Разумеется, Разговорчивый хотел завязать разговор, а Неразговорчивый - нет. Но в подобных ситуациях любой разговорчивый всегда находится в более выгодном положении. Ему достаточно лишь раскрыть рот. Так оно и случилось.
- Да уж, народу сегодня… - начал он.
- Порядочно, - буркнул Неразговорчивый.
- Мне нравится, - продолжил Разговорчивый, нисколько не обескураженный односложным ответом. - Я хочу сказать, переполненный вокзал может действовать на нервы, зато пустой нагоняет тоску. И вот еще, как бы это вам объяснить… Люди, которые едут в отпуск, несмотря на суету, кажутся мне более радостными, более счастливыми, вы согласны?
- Допустим, - сказал Неразговорчивый, выражение глаз которого скрывали от собеседника зеркальные стекла очков.
- Лично я никуда не еду, - сказал Разговорчивый, которого было уже не остановить. - У моей жены больное сердце, и по совету врачей этим летом мы остаемся в городе. Но мне нравится приходить сюда, потому что улица, где я живу, словно вымерла - впечатление такое, будто опять ввели комендантский час. А здесь, на вокзале, полно народу, красивые юноши, красивые загорелые девушки. И люди кажутся лучше, больше смеются, громко окликают друг друга, шутят. Может, потому что, уезжая, надеются найти что-то хорошее там, куда едут. Едут-то за этим, правда?
- Здесь и те, кто возвращается из отпуска, - заметил Неразговорчивый.
- Верно, возвращаются; и тогда я с удовольствием наблюдаю, как человек выходит из вагона, оглядывается, идет по перрону и, увидев наконец встречающего, бросается к нему. И как они обнимаются - не каждый день такое увидишь! А с каким чувством целуются! В такие минуты все друг друга любят, хотя, может, через час они поссорятся, и снова все вернется в привычное русло. И приехавшему есть что рассказать; даже если во время отпуска не случилось ничего особенного, в рассказе появляются новые краски, и неожиданно дни отдыха становятся ярче, чем были на самом деле: плохое оказывается смешным, хорошее - неповторимым. Согласны?
- Не знаю. Никогда не рассказываю о том, что было со мной во время отпуска…

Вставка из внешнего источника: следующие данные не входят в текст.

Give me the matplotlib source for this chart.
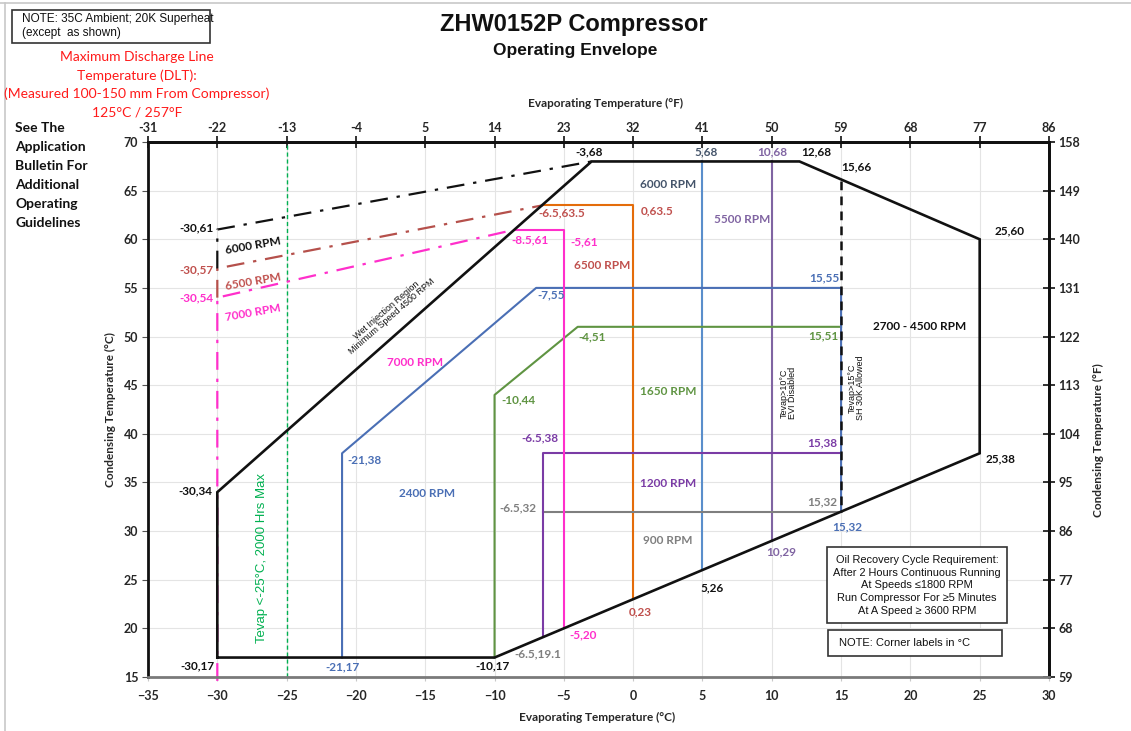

- Немало и таких, как вы, - таких, что держат все в себе, как драгоценную тайну, лелеют всю зиму воспоминания, словно комнатное растение, купленное летом. И, может быть, вернувшись из отпуска, замечают, как они соскучились по своему любимому старому городу. Улица, где они живут, уже не кажется им такой унылой, как обычно. Они строят планы, думая про себя: "Эта зима будет лучше, чем прошлая". Возможно, этим планам и не суждено осуществиться, но что с того? А те, кто уезжает? Пусть от подготовки к поездке они устают больше, чем за неделю на работе, зато они надеются. Надеются, что в местах, куда они едут, их ждет что-то новое - то, что изменит их жизнь. А может, им достаточно будет нескольких летних фотографий, чтобы рассматривать их зимними вечерами. Как вы думаете?
- Думаю, - ухмыльнулся Неразговорчивый, - что вы злоупотребляете пивом.
- Вы как моя жена, - вздохнул старик, - она тоже так считает. Но знаете, как только я понял, что никуда не поеду, я сказал себе: что же мне теперь - сидеть дома, бурчать себе под нос, смотреть передачи о пробках на дорогах или завидовать тем, кто уехал? Когда я прихожу сюда, то чувствую себя частью праздника, представляю, что я на море, в горах или там, где меня ждет что-то особенное. Посмотрите, например, на ту девушку: у нее на спине написано "Ocean Beach". Глядя на нее, я вижу себя под пальмами, вдыхаю свежий морской воздух.